One formerly incarcerated person shared that his parole officer had barged into his home at 7 a.m., waking up his family members. When he requested that the officer visit after a certain hour in the morning so that his mother and sister would have enough time to leave the house, the officer blatantly ignored his request. Upon receiving a complaint, the officer threatened to send him back to prison.

The need for change

Sending people back to prison for technical violations is counterproductive and cruel. People on parole need resources and aid, not confinement. We should be supporting them with housing, mental health services, and job opportunities. Divesting from imprisonment and investing in more support programs would help break the cycle of reincarceration and homelessness.

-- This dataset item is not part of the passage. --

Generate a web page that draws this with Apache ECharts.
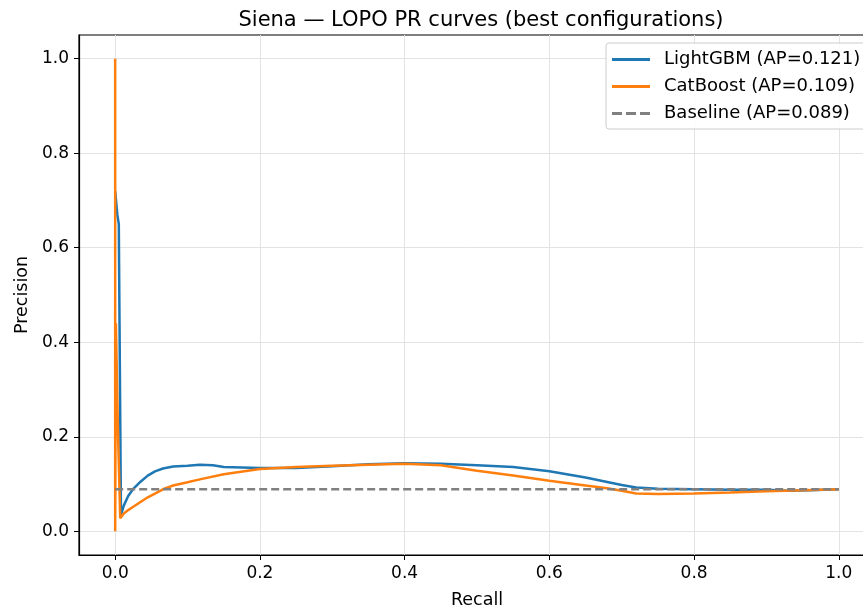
<!DOCTYPE html>
<html>
<head>
<meta charset="utf-8">
<script src="https://cdn.jsdelivr.net/npm/echarts@6/dist/echarts.min.js"></script>
<style>
  html, body { margin: 0; padding: 0; background: #fff; }
  #chart { width: 863px; height: 613px; }
</style>
</head>
<body>
<div id="chart"></div>
<script>
// LightGBM PR curve
const lgbmRecall = [0, 0.003, 0.005, 0.006, 0.008, 0.012, 0.018, 0.025, 0.035, 0.045, 0.055, 0.066, 0.08, 0.1, 0.117, 0.135, 0.15, 0.175, 0.2, 0.25, 0.3, 0.35, 0.4, 0.45, 0.5, 0.55, 0.6, 0.65, 0.7, 0.72, 0.75, 0.8, 0.85, 0.9, 0.93, 0.96, 1.0]
const lgbmPrecision = [0.72, 0.67, 0.65, 0.44, 0.035, 0.055, 0.075, 0.09, 0.105, 0.118, 0.127, 0.133, 0.137, 0.139, 0.141, 0.14, 0.136, 0.135, 0.134, 0.134, 0.138, 0.142, 0.144, 0.143, 0.14, 0.136, 0.127, 0.114, 0.098, 0.093, 0.09, 0.089, 0.088, 0.088, 0.086, 0.087, 0.089]

// CatBoost PR curve
const cbRecall = [0, 0, 0.001, 0.004, 0.007, 0.012, 0.018, 0.025, 0.035, 0.045, 0.055, 0.066, 0.08, 0.1, 0.117, 0.15, 0.2, 0.25, 0.3, 0.35, 0.4, 0.45, 0.5, 0.55, 0.6, 0.65, 0.68, 0.7, 0.72, 0.75, 0.8, 0.85, 0.9, 0.95, 1.0]
const cbPrecision = [1.0, 0.0, 0.44, 0.2, 0.028, 0.038, 0.045, 0.052, 0.062, 0.072, 0.08, 0.089, 0.097, 0.104, 0.11, 0.121, 0.132, 0.136, 0.139, 0.141, 0.143, 0.14, 0.128, 0.118, 0.107, 0.097, 0.091, 0.086, 0.08, 0.079, 0.08, 0.082, 0.085, 0.087, 0.089]

const baselineRecall = [0, 1]
const baselinePrecision = [0.089, 0.089]

const tickValues = [0, 0.2, 0.4, 0.6, 0.8, 1.0]

const pairs = (xs, ys) => xs.map((x, i) => [x, ys[i]])
const font = "DejaVu Sans"

// legend glyphs: plain line, and a dashed one for the baseline
const solidIcon = "path://M0,0h38v3h-38z"
const dashedIcon = "path://M0,0h10v3h-10z M14,0h10v3h-10z M28,0h10v3h-10z"

const axisCommon = {
  type: "value",
  min: -0.05,
  max: 1.05,
  axisLine: {show: true, onZero: false, lineStyle: {color: "#000", width: 1.2}},
  axisTick: {show: true, length: 5, customValues: tickValues, lineStyle: {color: "#000"}},
  axisLabel: {customValues: tickValues, color: "#000", fontSize: 17, fontFamily: font, margin: 10, formatter: v => v.toFixed(1)},
  splitLine: {show: true, lineStyle: {color: "#e3e3e3", width: 1}},
  nameLocation: "middle",
  nameTextStyle: {color: "#000", fontSize: 17.5, fontFamily: font},
}

const chart = echarts.init(document.getElementById("chart"), null, {renderer: "canvas"})

chart.setOption({
  animation: false,
  backgroundColor: "#fff",
  title: {
    text: "Siena — LOPO PR curves (best configurations)",
    left: 476,
    textAlign: "center",
    top: 5,
    textStyle: {color: "#000", fontSize: 21, fontWeight: "normal", fontFamily: font},
  },
  // the figure is cropped on the right: the plot box runs past the window
  grid: {
    left: 79, top: 35, width: 796, height: 520,
    outerBoundsMode: "none", containLabel: false,
    show: true, borderColor: "#000", borderWidth: 1.2,
  },
  xAxis: {...axisCommon, name: "Recall", nameGap: 36},
  yAxis: {...axisCommon, name: "Precision", nameGap: 48},
  legend: {
    left: 606,
    top: 43,
    orient: "vertical",
    itemWidth: 38,
    itemHeight: 3,
    itemGap: 8,
    padding: [7, 8, 6, 6],
    backgroundColor: "rgba(255,255,255,0.85)",
    borderColor: "#cccccc",
    borderWidth: 1,
    borderRadius: 3,
    textStyle: {color: "#000", fontSize: 18, fontFamily: font, lineHeight: 19, padding: [0, 0, 0, 9]},
    data: [
      {name: "LightGBM (AP=0.121)", icon: solidIcon},
      {name: "CatBoost (AP=0.109)", icon: solidIcon},
      {name: "Baseline (AP=0.089)", icon: dashedIcon},
    ],
  },
  series: [
    {
      name: "LightGBM (AP=0.121)",
      type: "line",
      data: pairs(lgbmRecall, lgbmPrecision),
      symbol: "none",
      lineStyle: {color: "#1f77b4", width: 2.5},
      itemStyle: {color: "#1f77b4"},
    },
    {
      name: "CatBoost (AP=0.109)",
      type: "line",
      data: pairs(cbRecall, cbPrecision),
      symbol: "none",
      lineStyle: {color: "#ff7f0e", width: 2.5},
      itemStyle: {color: "#ff7f0e"},
    },
    {
      name: "Baseline (AP=0.089)",
      type: "line",
      data: pairs(baselineRecall, baselinePrecision),
      symbol: "none",
      lineStyle: {color: "#808080", width: 2.5, type: [8, 4]},
      itemStyle: {color: "#808080"},
    },
  ],
})
</script>
</body>
</html>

The current cycle of reentry and release for parolees wastes taxpayer dollars—and costs much more than helping people through support services. The estimated cost of incarcerating someone in New Jersey is $75,000 per year. Providing community support costs around $6,000 annually.

People who have served their time should be given a fair chance to reintegrate and contribute to society. But the current parole system robs them of that opportunity. It dehumanizes people and subjects them to further stigma and discrimination. It makes it harder for people to rebuild their lives after release. And it creates a revolving door between prisons and communities.

A path forward

AFSC’s Prison Watch Program is part of a coalition working to transform the system of parole in New Jersey. We want the state of New Jersey to reconsider the costly and irrational practice of reincarcerating individuals who have already met the onerous standards for parole.

For AFSC, keeping people out of prisons is part of our long-term work toward a future without incarceration. Earlier this year, we published a report that examined the impacts of technical parole violations on individuals, our communities, and our state. The report draws from real-life testimonies of people incarcerated for minor infractions.

Our report includes recommendations to change the conditions of parole from surveillance to partnership—and to emphasize the humanity of people released. We urge New Jersey to:

  • Abolish the practice of reincarcerating people for technical violations.
  • Allow people on parole to remain free while awaiting revocation hearings.
  • Divest funds from reincarceration to direct aid and support programs.
  • Implement grants to support reintegration.
  • Ensure the distribution of necessary documents and resources for people on parole.
  • Transform parole officers into partners rather than supervisors to aid in freedom maintenance strategies.

It’s long past time that we create a new parole system that focuses on support, instead of punishment. This new approach could involve retraining parole officers to better recognize trauma

and provide care. It would also require reallocating funds from imprisonment to programs that support the health, well-being, and successful reintegration of people after release.

As a society, we must stop locking people up simply for failing to receive adequate support and resources. Instead, we must make investments to ensure that everyone has a fair chance at rebuilding their lives.

*Initials are used to protect people’s identities.